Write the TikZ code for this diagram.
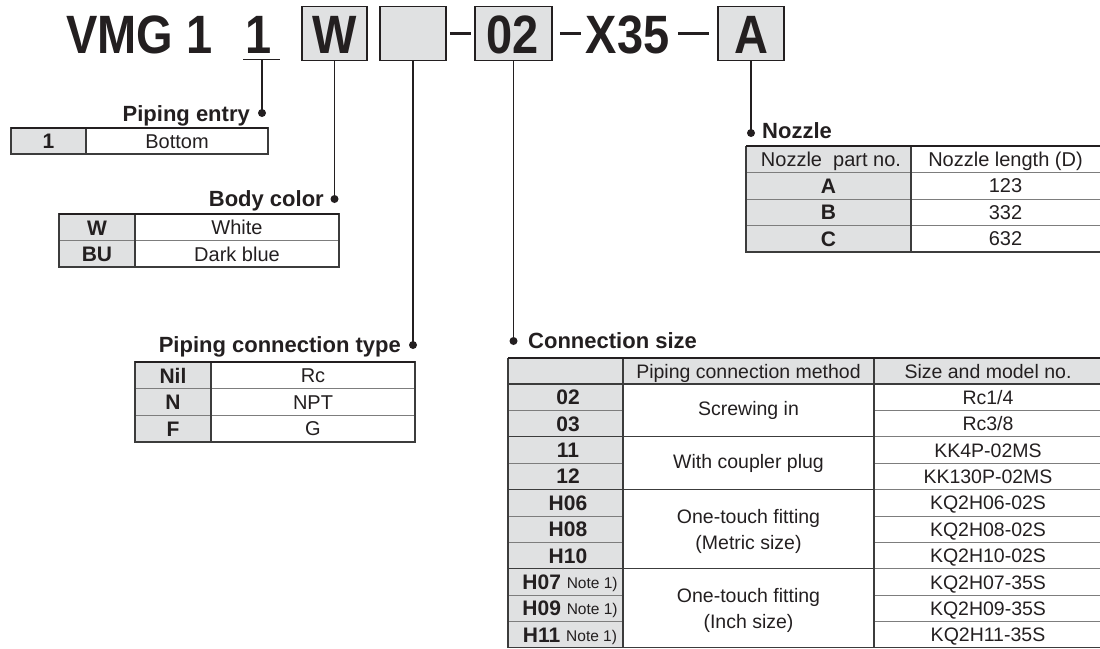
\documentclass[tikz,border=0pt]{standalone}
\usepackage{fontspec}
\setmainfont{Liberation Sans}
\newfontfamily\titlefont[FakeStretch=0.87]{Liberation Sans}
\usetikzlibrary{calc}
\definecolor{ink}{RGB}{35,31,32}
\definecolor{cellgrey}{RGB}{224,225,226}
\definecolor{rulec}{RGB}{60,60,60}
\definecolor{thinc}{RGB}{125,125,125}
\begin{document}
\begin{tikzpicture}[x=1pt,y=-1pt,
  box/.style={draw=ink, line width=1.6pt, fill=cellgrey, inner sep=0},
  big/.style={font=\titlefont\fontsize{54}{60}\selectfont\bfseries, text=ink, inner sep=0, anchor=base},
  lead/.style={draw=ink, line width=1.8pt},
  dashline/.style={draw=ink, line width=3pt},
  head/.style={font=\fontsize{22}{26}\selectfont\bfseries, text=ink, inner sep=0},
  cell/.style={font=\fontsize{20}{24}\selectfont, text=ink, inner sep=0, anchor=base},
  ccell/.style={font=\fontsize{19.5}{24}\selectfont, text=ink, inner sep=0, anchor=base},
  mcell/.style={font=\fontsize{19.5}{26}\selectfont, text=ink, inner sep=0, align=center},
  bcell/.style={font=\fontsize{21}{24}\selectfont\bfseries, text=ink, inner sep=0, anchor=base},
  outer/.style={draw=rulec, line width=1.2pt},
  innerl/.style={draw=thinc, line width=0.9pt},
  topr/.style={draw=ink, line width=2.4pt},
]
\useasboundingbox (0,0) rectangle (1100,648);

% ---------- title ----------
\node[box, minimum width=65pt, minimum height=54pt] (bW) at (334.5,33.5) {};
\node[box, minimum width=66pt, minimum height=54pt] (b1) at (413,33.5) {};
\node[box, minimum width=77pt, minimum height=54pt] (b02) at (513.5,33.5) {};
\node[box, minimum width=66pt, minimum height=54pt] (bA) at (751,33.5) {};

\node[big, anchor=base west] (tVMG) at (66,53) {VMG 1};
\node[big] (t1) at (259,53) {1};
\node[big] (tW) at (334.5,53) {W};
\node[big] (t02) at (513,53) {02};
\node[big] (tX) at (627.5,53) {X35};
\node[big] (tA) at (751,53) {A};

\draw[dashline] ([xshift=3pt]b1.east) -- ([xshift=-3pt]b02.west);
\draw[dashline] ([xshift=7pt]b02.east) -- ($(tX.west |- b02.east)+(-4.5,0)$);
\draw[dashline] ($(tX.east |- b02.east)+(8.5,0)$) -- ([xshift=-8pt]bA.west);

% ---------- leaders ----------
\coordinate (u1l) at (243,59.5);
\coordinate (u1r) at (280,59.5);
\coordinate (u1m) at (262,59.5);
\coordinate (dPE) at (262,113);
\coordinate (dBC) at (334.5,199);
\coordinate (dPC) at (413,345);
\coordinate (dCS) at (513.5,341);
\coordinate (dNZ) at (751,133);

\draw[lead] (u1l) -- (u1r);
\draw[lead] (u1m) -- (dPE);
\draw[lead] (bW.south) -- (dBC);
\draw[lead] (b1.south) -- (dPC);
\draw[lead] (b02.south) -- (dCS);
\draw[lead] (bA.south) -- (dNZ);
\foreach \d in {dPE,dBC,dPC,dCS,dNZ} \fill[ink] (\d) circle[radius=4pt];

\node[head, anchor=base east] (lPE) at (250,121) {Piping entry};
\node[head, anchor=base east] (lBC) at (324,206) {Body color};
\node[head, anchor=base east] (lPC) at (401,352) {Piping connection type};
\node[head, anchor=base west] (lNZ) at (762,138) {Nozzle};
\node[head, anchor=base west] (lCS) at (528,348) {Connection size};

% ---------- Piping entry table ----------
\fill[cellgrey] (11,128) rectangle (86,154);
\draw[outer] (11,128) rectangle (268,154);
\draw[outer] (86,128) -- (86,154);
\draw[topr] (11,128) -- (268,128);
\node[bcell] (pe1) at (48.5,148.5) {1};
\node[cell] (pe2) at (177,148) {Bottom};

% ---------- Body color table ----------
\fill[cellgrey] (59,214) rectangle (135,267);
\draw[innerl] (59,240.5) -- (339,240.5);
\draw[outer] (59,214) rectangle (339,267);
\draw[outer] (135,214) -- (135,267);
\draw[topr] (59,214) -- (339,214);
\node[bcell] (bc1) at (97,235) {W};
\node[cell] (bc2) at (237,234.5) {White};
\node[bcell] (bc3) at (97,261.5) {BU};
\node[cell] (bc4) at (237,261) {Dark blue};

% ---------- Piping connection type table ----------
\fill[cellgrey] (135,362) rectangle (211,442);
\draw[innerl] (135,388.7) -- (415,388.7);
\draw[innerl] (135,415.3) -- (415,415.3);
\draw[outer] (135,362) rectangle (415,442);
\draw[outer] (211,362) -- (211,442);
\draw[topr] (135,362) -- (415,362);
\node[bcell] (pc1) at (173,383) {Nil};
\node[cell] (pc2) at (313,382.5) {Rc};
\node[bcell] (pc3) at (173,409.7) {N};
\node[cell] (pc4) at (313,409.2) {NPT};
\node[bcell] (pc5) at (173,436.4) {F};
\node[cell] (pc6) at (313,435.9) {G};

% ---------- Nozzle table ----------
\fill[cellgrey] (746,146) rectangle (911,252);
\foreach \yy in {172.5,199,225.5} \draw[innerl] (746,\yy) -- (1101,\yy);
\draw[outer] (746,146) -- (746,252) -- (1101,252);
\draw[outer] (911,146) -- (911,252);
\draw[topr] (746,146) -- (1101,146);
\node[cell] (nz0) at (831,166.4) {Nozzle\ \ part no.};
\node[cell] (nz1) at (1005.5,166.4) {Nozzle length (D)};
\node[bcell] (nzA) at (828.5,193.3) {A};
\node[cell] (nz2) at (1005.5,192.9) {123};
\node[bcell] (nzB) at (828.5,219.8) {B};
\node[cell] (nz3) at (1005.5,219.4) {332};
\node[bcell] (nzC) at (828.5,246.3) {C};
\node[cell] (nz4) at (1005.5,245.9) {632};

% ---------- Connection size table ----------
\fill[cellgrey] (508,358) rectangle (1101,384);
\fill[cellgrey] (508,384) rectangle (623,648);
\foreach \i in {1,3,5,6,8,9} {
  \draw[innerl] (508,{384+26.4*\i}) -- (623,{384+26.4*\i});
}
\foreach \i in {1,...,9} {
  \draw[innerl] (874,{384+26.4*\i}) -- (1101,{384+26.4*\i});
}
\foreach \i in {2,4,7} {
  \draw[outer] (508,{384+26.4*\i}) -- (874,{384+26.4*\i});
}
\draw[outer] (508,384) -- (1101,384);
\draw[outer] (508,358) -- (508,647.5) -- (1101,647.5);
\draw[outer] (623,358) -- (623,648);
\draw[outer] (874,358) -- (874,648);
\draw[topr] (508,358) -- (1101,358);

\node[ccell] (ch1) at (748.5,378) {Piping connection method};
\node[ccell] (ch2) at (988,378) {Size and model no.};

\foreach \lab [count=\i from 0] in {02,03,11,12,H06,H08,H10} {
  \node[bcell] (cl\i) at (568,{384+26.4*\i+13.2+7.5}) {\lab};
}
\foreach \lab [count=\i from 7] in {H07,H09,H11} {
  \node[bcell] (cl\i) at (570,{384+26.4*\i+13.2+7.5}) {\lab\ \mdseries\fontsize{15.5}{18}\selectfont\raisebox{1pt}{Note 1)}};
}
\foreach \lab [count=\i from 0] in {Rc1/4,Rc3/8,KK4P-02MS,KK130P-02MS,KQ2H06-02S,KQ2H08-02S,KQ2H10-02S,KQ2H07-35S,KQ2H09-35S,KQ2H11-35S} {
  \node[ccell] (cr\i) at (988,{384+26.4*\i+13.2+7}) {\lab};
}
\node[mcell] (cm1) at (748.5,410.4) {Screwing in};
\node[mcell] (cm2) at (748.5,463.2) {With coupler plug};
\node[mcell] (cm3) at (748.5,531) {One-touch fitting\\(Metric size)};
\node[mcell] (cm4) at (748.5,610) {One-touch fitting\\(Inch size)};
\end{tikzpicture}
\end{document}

---

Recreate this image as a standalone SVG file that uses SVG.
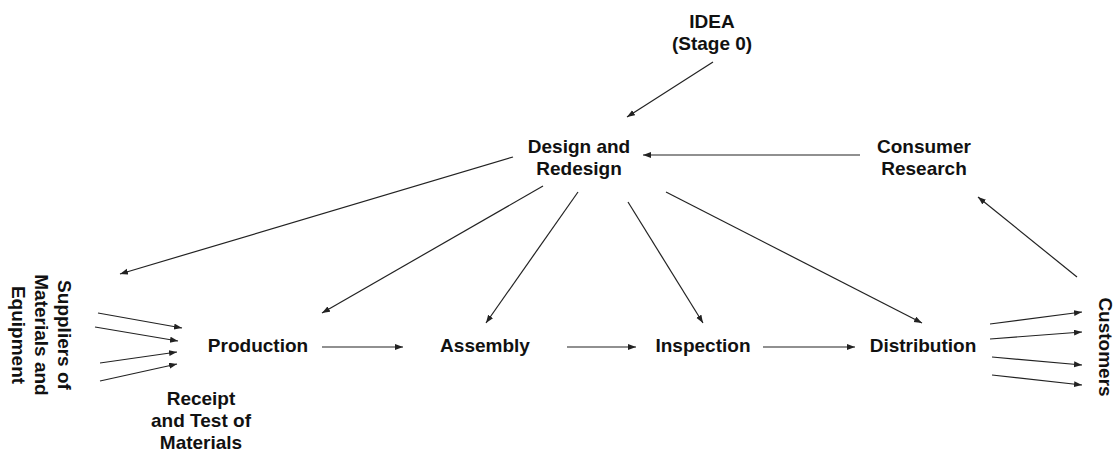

...

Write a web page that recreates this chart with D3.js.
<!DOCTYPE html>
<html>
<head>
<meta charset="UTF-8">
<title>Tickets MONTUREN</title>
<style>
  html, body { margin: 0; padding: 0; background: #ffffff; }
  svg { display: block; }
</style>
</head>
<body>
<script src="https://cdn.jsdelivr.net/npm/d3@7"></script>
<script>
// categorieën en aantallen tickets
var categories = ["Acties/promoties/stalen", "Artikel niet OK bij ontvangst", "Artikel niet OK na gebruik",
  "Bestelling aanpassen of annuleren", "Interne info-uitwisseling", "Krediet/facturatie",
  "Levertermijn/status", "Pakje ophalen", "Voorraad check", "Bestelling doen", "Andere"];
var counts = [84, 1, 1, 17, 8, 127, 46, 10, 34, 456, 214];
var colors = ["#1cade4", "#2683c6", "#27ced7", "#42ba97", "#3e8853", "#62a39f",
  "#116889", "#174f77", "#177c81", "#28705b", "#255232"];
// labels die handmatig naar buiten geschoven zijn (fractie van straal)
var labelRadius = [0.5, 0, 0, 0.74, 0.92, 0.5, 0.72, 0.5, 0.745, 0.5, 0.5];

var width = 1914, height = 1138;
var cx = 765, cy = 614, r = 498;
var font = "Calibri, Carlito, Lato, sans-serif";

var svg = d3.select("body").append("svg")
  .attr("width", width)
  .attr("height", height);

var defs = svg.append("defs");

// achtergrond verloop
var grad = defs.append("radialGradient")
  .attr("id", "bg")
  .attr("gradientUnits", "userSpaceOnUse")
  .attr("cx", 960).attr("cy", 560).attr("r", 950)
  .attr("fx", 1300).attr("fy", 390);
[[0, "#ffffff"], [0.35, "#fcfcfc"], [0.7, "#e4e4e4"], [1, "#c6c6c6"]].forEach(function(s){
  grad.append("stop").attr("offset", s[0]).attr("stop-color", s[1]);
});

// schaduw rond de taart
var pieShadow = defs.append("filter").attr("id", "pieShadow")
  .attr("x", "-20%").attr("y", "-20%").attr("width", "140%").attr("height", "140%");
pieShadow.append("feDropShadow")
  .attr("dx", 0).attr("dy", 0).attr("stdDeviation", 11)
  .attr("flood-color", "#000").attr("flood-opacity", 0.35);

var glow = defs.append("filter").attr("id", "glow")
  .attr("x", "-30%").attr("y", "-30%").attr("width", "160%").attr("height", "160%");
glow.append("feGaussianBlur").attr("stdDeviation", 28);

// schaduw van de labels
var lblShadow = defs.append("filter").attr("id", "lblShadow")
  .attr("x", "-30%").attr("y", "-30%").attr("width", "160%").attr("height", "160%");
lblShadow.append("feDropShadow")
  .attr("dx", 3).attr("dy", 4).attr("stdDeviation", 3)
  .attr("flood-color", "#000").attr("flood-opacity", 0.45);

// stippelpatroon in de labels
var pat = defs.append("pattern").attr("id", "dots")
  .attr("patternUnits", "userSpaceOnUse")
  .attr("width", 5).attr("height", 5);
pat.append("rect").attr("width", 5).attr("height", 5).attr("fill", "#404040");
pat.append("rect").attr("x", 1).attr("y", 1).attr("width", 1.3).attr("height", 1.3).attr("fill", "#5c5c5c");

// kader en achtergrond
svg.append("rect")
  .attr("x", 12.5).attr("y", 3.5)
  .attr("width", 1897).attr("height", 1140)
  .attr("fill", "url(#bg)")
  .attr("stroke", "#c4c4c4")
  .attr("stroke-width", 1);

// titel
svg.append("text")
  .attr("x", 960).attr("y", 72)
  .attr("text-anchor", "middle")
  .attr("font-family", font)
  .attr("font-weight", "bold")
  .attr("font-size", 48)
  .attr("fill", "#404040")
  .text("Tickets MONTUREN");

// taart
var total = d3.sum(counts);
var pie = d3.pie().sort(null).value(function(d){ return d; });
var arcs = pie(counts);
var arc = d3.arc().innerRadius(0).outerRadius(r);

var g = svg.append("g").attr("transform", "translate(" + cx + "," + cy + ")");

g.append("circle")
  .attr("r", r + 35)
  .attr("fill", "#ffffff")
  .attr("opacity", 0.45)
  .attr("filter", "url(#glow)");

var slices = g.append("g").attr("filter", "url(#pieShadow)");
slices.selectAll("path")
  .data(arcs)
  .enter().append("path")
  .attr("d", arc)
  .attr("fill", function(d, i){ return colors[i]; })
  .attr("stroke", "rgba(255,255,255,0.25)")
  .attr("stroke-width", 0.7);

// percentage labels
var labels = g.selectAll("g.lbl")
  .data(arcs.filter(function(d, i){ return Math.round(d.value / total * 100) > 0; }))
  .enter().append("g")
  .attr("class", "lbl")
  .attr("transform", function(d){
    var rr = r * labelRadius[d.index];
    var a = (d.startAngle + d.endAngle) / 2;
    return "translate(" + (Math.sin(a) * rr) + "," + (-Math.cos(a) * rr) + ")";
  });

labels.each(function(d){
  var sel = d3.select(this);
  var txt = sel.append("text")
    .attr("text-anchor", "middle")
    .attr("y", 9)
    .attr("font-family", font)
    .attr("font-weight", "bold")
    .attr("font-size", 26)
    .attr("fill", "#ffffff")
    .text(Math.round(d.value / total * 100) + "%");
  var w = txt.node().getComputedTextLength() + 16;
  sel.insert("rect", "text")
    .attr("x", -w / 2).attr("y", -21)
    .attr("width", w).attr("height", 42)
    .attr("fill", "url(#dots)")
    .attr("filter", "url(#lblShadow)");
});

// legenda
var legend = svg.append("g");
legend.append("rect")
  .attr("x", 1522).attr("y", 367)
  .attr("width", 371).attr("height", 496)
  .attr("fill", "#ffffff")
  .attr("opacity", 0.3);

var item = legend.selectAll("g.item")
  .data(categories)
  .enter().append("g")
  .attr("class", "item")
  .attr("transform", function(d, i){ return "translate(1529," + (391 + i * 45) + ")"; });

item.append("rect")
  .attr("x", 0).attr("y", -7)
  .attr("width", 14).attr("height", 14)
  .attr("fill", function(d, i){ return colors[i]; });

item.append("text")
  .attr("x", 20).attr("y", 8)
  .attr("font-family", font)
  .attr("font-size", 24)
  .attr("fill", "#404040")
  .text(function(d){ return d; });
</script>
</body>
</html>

◆ Requirements ◆
Reproduce only the lines running from the one that has "Write the TikZ code for this diagram." through the one that has "(0,0) rectangle (1100,648);", ends included. Any pictures in that stretch should not be copied.

◆ Output of the task ◆
Write the TikZ code for this diagram.
\documentclass[tikz,border=0pt]{standalone}
\usepackage{fontspec}
\setmainfont{Liberation Sans}
\newfontfamily\titlefont[FakeStretch=0.87]{Liberation Sans}
\usetikzlibrary{calc}
\definecolor{ink}{RGB}{35,31,32}
\definecolor{cellgrey}{RGB}{224,225,226}
\definecolor{rulec}{RGB}{60,60,60}
\definecolor{thinc}{RGB}{125,125,125}
\begin{document}
\begin{tikzpicture}[x=1pt,y=-1pt,
  box/.style={draw=ink, line width=1.6pt, fill=cellgrey, inner sep=0},
  big/.style={font=\titlefont\fontsize{54}{60}\selectfont\bfseries, text=ink, inner sep=0, anchor=base},
  lead/.style={draw=ink, line width=1.8pt},
  dashline/.style={draw=ink, line width=3pt},
  head/.style={font=\fontsize{22}{26}\selectfont\bfseries, text=ink, inner sep=0},
  cell/.style={font=\fontsize{20}{24}\selectfont, text=ink, inner sep=0, anchor=base},
  ccell/.style={font=\fontsize{19.5}{24}\selectfont, text=ink, inner sep=0, anchor=base},
  mcell/.style={font=\fontsize{19.5}{26}\selectfont, text=ink, inner sep=0, align=center},
  bcell/.style={font=\fontsize{21}{24}\selectfont\bfseries, text=ink, inner sep=0, anchor=base},
  outer/.style={draw=rulec, line width=1.2pt},
  innerl/.style={draw=thinc, line width=0.9pt},
  topr/.style={draw=ink, line width=2.4pt},
]
\useasboundingbox (0,0) rectangle (1100,648);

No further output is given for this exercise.